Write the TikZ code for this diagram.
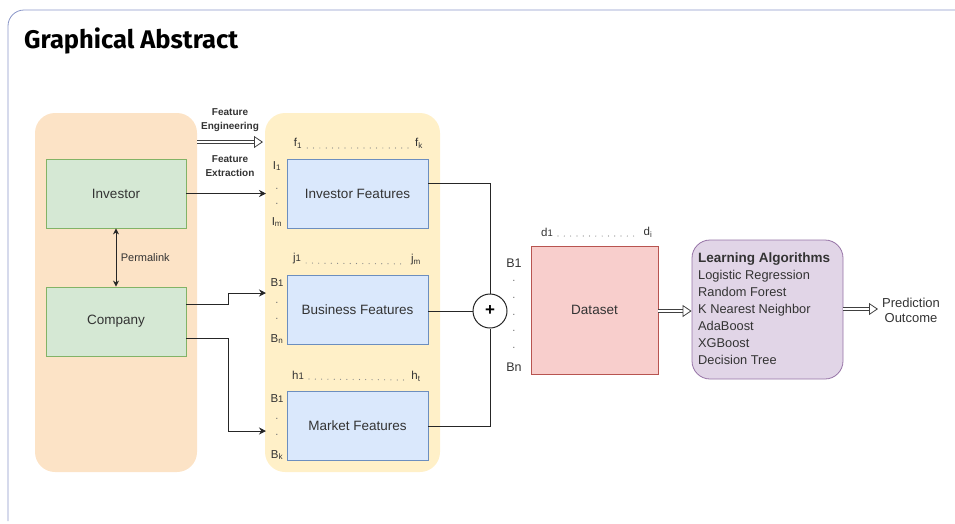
\documentclass[tikz,border=0pt]{standalone}
\usepackage{fontspec}
\setmainfont{Liberation Sans}
\newfontfamily\titlefont{Fira Sans}
\usetikzlibrary{arrows.meta}
\definecolor{frame}{HTML}{8A96C8}
\definecolor{orfill}{HTML}{FCE3C6}
\definecolor{yefill}{HTML}{FFF0C8}
\definecolor{grfill}{HTML}{D5E8D4}
\definecolor{grline}{HTML}{82B366}
\definecolor{blfill}{HTML}{DAE8FC}
\definecolor{blline}{HTML}{6C8EBF}
\definecolor{rdfill}{HTML}{F8CECC}
\definecolor{rdline}{HTML}{B85450}
\definecolor{pufill}{HTML}{E1D5E7}
\definecolor{puline}{HTML}{9673A6}
\definecolor{txt}{HTML}{333333}
\tikzset{
  fs/.style={font=\fontsize{#1}{#1}\selectfont},
  greenbox/.style={draw=grline, fill=grfill, minimum width=140pt, minimum height=69pt, fs=13.5, text=txt, line width=0.8pt},
  bluebox/.style={draw=blline, fill=blfill, minimum width=141pt, minimum height=69pt, fs=13.5, text=txt, line width=0.8pt},
  conn/.style={draw=black!85, line width=1pt},
  harrow/.style={double=white, draw=black!75, double distance=2.6pt, line width=0.8pt, -{Triangle[open, length=9pt, width=12pt]}},
  lab/.style={fs=11.5, text=txt, inner sep=0pt},
  vdot/.style={fs=11, text=txt!70, inner sep=0pt},
  dotrow/.style={draw=txt!60, line width=1.2pt, line cap=round, dash pattern=on 0pt off 6.3pt},
}
\begin{document}
\begin{tikzpicture}[x=1pt,y=-1pt]
\useasboundingbox (0,0) rectangle (955,523);
% frame
\draw[frame, line width=0.8pt] (8,521) -- (8,26) arc[start angle=180, end angle=270, radius=16] -- (955,10);
\node[anchor=west, inner sep=0pt, font=\titlefont\bfseries\fontsize{25.5}{27}\selectfont] (title) at (24,41) {Graphical Abstract};

% background groups
\fill[orfill, rounded corners=20pt] (35,113) rectangle (197,472);
\fill[yefill, rounded corners=20pt] (265,113) rectangle (440,472);

% left boxes
\node[greenbox] (inv) at (116,193.5) {Investor};
\node[greenbox] (comp) at (116,321.5) {Company};
\draw[conn, {Stealth[length=6pt,width=6pt]}-{Stealth[length=6pt,width=6pt]}] (inv.south) -- (comp.north) node[midway, right=1pt, fs=11, text=txt] (plink) {Permalink};

% feature boxes
\node[bluebox] (invf) at (357.5,193.5) {Investor Features};
\node[bluebox] (busf) at (357.5,309.5) {Business Features};
\node[bluebox] (mktf) at (357.5,425.5) {Market Features};

% feature labels
\node[lab] (f1) at (298,143) {f\textsubscript{1}};
\node[lab] (fk) at (419,143) {f\textsubscript{k}};
\draw[dotrow] ([xshift=5pt,yshift=-5pt]f1.east) -- ([xshift=-5pt,yshift=-5pt]fk.west);
\node[lab] (i1) at (277,166) {I\textsubscript{1}};
\node[vdot] (id1) at (277,189) {.};
\node[vdot] (id2) at (277,204) {.};
\node[lab] (im) at (277,222) {I\textsubscript{m}};

\node[lab] (j1) at (297,259) {j{\fontsize{9.5}{9.5}\selectfont 1}};
\node[lab] (jm) at (416,260) {j\textsubscript{m}};
\draw[dotrow] ([xshift=5pt,yshift=-4pt]j1.east) -- ([xshift=-5pt,yshift=-4pt]jm.west);
\node[lab] (bb1) at (277,283) {B{\fontsize{9.5}{9.5}\selectfont 1}};
\node[vdot] (bd1) at (277,303) {.};
\node[vdot] (bd2) at (277,319) {.};
\node[lab] (bbn) at (277,339) {B\textsubscript{n}};

\node[lab] (h1) at (298,375) {h{\fontsize{9.5}{9.5}\selectfont 1}};
\node[lab] (ht) at (416,376) {h\textsubscript{t}};
\draw[dotrow] ([xshift=5pt,yshift=-4pt]h1.east) -- ([xshift=-5pt,yshift=-4pt]ht.west);
\node[lab] (mb1) at (277,399) {B{\fontsize{9.5}{9.5}\selectfont 1}};
\node[vdot] (md1) at (277,419) {.};
\node[vdot] (md2) at (277,435) {.};
\node[lab] (mbk) at (277,455) {B\textsubscript{k}};

% feature engineering arrow
\coordinate (fe1) at (197,142);
\coordinate (fe2) at (263,142);
\draw[harrow] (fe1) -- (fe2);
\node[fs=11, font=\bfseries, align=center, inner sep=0pt, text=txt] (felab) at (230,120) {Feature\\[2.5pt]Engineering};
\node[fs=11, font=\bfseries, align=center, inner sep=0pt, text=txt] (fxlab) at (230,166) {Feature\\[2.5pt]Extraction};

% connectors left to features
\coordinate (invin) at (266,193.5);
\coordinate (busin) at (266,293);
\coordinate (mktin) at (266,431);
\draw[conn, -{Stealth[length=7pt,width=7pt]}] (inv.east) -- (invin);
\draw[conn, -{Stealth[length=7pt,width=7pt]}] (comp.east |- 0,304) -- (228,304) -- (228,293) -- (busin);
\draw[conn, -{Stealth[length=7pt,width=7pt]}] (comp.east |- 0,338) -- (228,338) -- (228,431) -- (mktin);

% plus circle
\node[draw=black!85, line width=1pt, circle, minimum size=34pt, inner sep=0pt, fill=white, font=\bfseries\fontsize{17}{17}\selectfont] (plus) at (490,311) {+};
\draw[conn] (invf.east |- 0,183) -- (490,183) -- (plus.north);
\draw[conn] (busf.east |- 0,311) -- (plus.west);
\draw[conn] (mktf.east |- 0,426) -- (490,426) -- (plus.south);

% dataset
\node[draw=rdline, fill=rdfill, minimum width=127pt, minimum height=128pt, line width=0.8pt, fs=13.5, text=txt] (data) at (594.5,310) {Dataset};
\node[lab] (d1) at (547,232) {d{\fontsize{9.5}{9.5}\selectfont 1}};
\node[lab] (di) at (648,232) {d\textsubscript{i}};
\draw[dotrow] ([xshift=5pt,yshift=-4pt]d1.east) -- ([xshift=-5pt,yshift=-4pt]di.west);
\node[fs=12.5, text=txt, inner sep=0pt] (db1) at (514,263) {B1};
\node[vdot] (dd1) at (514,281) {.};
\node[vdot] (dd2) at (514,298) {.};
\node[vdot] (dd3) at (514,315) {.};
\node[vdot] (dd4) at (514,331) {.};
\node[vdot] (dd5) at (514,348) {.};
\node[fs=12.5, text=txt, inner sep=0pt] (dbn) at (514,367) {Bn};

% learning algorithms
\node[draw=puline, fill=pufill, rounded corners=18pt, minimum width=151pt, minimum height=139pt, line width=0.8pt] (la) at (767.5,309.5) {};
\node[anchor=north west, align=left, inner sep=0pt, text=txt, fs=12.8] (latext) at (698,252.5) {{\bfseries\fontsize{13.5}{13.5}\selectfont Learning Algorithms}\\[4.6pt]Logistic Regression\\[4.2pt]Random Forest\\[4.2pt]K Nearest Neighbor\\[4.2pt]AdaBoost\\[4.2pt]XGBoost\\[4.2pt]Decision Tree};

\draw[harrow] (data.east |- 0,311) -- (la.west |- 0,311);
\coordinate (predin) at (878,309);
\draw[harrow] (la.east |- 0,309) -- (predin);
\node[fs=13, align=center, text=txt, inner sep=0pt] (pred) at (911,310) {Prediction\\[2pt]Outcome};
\end{tikzpicture}
\end{document}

- [TASK TO CARRY OUT]
Reproduce the whole listing exactly, but not the images in it.

- [FULL SOLUTION]
Write the TikZ code for this diagram.
\documentclass[tikz,border=0pt]{standalone}
\usepackage{fontspec}
\setmainfont{Liberation Sans}
\newfontfamily\titlefont{Fira Sans}
\usetikzlibrary{arrows.meta}
\definecolor{frame}{HTML}{8A96C8}
\definecolor{orfill}{HTML}{FCE3C6}
\definecolor{yefill}{HTML}{FFF0C8}
\definecolor{grfill}{HTML}{D5E8D4}
\definecolor{grline}{HTML}{82B366}
\definecolor{blfill}{HTML}{DAE8FC}
\definecolor{blline}{HTML}{6C8EBF}
\definecolor{rdfill}{HTML}{F8CECC}
\definecolor{rdline}{HTML}{B85450}
\definecolor{pufill}{HTML}{E1D5E7}
\definecolor{puline}{HTML}{9673A6}
\definecolor{txt}{HTML}{333333}
\tikzset{
  fs/.style={font=\fontsize{#1}{#1}\selectfont},
  greenbox/.style={draw=grline, fill=grfill, minimum width=140pt, minimum height=69pt, fs=13.5, text=txt, line width=0.8pt},
  bluebox/.style={draw=blline, fill=blfill, minimum width=141pt, minimum height=69pt, fs=13.5, text=txt, line width=0.8pt},
  conn/.style={draw=black!85, line width=1pt},
  harrow/.style={double=white, draw=black!75, double distance=2.6pt, line width=0.8pt, -{Triangle[open, length=9pt, width=12pt]}},
  lab/.style={fs=11.5, text=txt, inner sep=0pt},
  vdot/.style={fs=11, text=txt!70, inner sep=0pt},
  dotrow/.style={draw=txt!60, line width=1.2pt, line cap=round, dash pattern=on 0pt off 6.3pt},
}
\begin{document}
\begin{tikzpicture}[x=1pt,y=-1pt]
\useasboundingbox (0,0) rectangle (955,523);
% frame
\draw[frame, line width=0.8pt] (8,521) -- (8,26) arc[start angle=180, end angle=270, radius=16] -- (955,10);
\node[anchor=west, inner sep=0pt, font=\titlefont\bfseries\fontsize{25.5}{27}\selectfont] (title) at (24,41) {Graphical Abstract};

% background groups
\fill[orfill, rounded corners=20pt] (35,113) rectangle (197,472);
\fill[yefill, rounded corners=20pt] (265,113) rectangle (440,472);

% left boxes
\node[greenbox] (inv) at (116,193.5) {Investor};
\node[greenbox] (comp) at (116,321.5) {Company};
\draw[conn, {Stealth[length=6pt,width=6pt]}-{Stealth[length=6pt,width=6pt]}] (inv.south) -- (comp.north) node[midway, right=1pt, fs=11, text=txt] (plink) {Permalink};

% feature boxes
\node[bluebox] (invf) at (357.5,193.5) {Investor Features};
\node[bluebox] (busf) at (357.5,309.5) {Business Features};
\node[bluebox] (mktf) at (357.5,425.5) {Market Features};

% feature labels
\node[lab] (f1) at (298,143) {f\textsubscript{1}};
\node[lab] (fk) at (419,143) {f\textsubscript{k}};
\draw[dotrow] ([xshift=5pt,yshift=-5pt]f1.east) -- ([xshift=-5pt,yshift=-5pt]fk.west);
\node[lab] (i1) at (277,166) {I\textsubscript{1}};
\node[vdot] (id1) at (277,189) {.};
\node[vdot] (id2) at (277,204) {.};
\node[lab] (im) at (277,222) {I\textsubscript{m}};

\node[lab] (j1) at (297,259) {j{\fontsize{9.5}{9.5}\selectfont 1}};
\node[lab] (jm) at (416,260) {j\textsubscript{m}};
\draw[dotrow] ([xshift=5pt,yshift=-4pt]j1.east) -- ([xshift=-5pt,yshift=-4pt]jm.west);
\node[lab] (bb1) at (277,283) {B{\fontsize{9.5}{9.5}\selectfont 1}};
\node[vdot] (bd1) at (277,303) {.};
\node[vdot] (bd2) at (277,319) {.};
\node[lab] (bbn) at (277,339) {B\textsubscript{n}};

\node[lab] (h1) at (298,375) {h{\fontsize{9.5}{9.5}\selectfont 1}};
\node[lab] (ht) at (416,376) {h\textsubscript{t}};
\draw[dotrow] ([xshift=5pt,yshift=-4pt]h1.east) -- ([xshift=-5pt,yshift=-4pt]ht.west);
\node[lab] (mb1) at (277,399) {B{\fontsize{9.5}{9.5}\selectfont 1}};
\node[vdot] (md1) at (277,419) {.};
\node[vdot] (md2) at (277,435) {.};
\node[lab] (mbk) at (277,455) {B\textsubscript{k}};

% feature engineering arrow
\coordinate (fe1) at (197,142);
\coordinate (fe2) at (263,142);
\draw[harrow] (fe1) -- (fe2);
\node[fs=11, font=\bfseries, align=center, inner sep=0pt, text=txt] (felab) at (230,120) {Feature\\[2.5pt]Engineering};
\node[fs=11, font=\bfseries, align=center, inner sep=0pt, text=txt] (fxlab) at (230,166) {Feature\\[2.5pt]Extraction};

% connectors left to features
\coordinate (invin) at (266,193.5);
\coordinate (busin) at (266,293);
\coordinate (mktin) at (266,431);
\draw[conn, -{Stealth[length=7pt,width=7pt]}] (inv.east) -- (invin);
\draw[conn, -{Stealth[length=7pt,width=7pt]}] (comp.east |- 0,304) -- (228,304) -- (228,293) -- (busin);
\draw[conn, -{Stealth[length=7pt,width=7pt]}] (comp.east |- 0,338) -- (228,338) -- (228,431) -- (mktin);

% plus circle
\node[draw=black!85, line width=1pt, circle, minimum size=34pt, inner sep=0pt, fill=white, font=\bfseries\fontsize{17}{17}\selectfont] (plus) at (490,311) {+};
\draw[conn] (invf.east |- 0,183) -- (490,183) -- (plus.north);
\draw[conn] (busf.east |- 0,311) -- (plus.west);
\draw[conn] (mktf.east |- 0,426) -- (490,426) -- (plus.south);

% dataset
\node[draw=rdline, fill=rdfill, minimum width=127pt, minimum height=128pt, line width=0.8pt, fs=13.5, text=txt] (data) at (594.5,310) {Dataset};
\node[lab] (d1) at (547,232) {d{\fontsize{9.5}{9.5}\selectfont 1}};
\node[lab] (di) at (648,232) {d\textsubscript{i}};
\draw[dotrow] ([xshift=5pt,yshift=-4pt]d1.east) -- ([xshift=-5pt,yshift=-4pt]di.west);
\node[fs=12.5, text=txt, inner sep=0pt] (db1) at (514,263) {B1};
\node[vdot] (dd1) at (514,281) {.};
\node[vdot] (dd2) at (514,298) {.};
\node[vdot] (dd3) at (514,315) {.};
\node[vdot] (dd4) at (514,331) {.};
\node[vdot] (dd5) at (514,348) {.};
\node[fs=12.5, text=txt, inner sep=0pt] (dbn) at (514,367) {Bn};

% learning algorithms
\node[draw=puline, fill=pufill, rounded corners=18pt, minimum width=151pt, minimum height=139pt, line width=0.8pt] (la) at (767.5,309.5) {};
\node[anchor=north west, align=left, inner sep=0pt, text=txt, fs=12.8] (latext) at (698,252.5) {{\bfseries\fontsize{13.5}{13.5}\selectfont Learning Algorithms}\\[4.6pt]Logistic Regression\\[4.2pt]Random Forest\\[4.2pt]K Nearest Neighbor\\[4.2pt]AdaBoost\\[4.2pt]XGBoost\\[4.2pt]Decision Tree};

\draw[harrow] (data.east |- 0,311) -- (la.west |- 0,311);
\coordinate (predin) at (878,309);
\draw[harrow] (la.east |- 0,309) -- (predin);
\node[fs=13, align=center, text=txt, inner sep=0pt] (pred) at (911,310) {Prediction\\[2pt]Outcome};
\end{tikzpicture}
\end{document}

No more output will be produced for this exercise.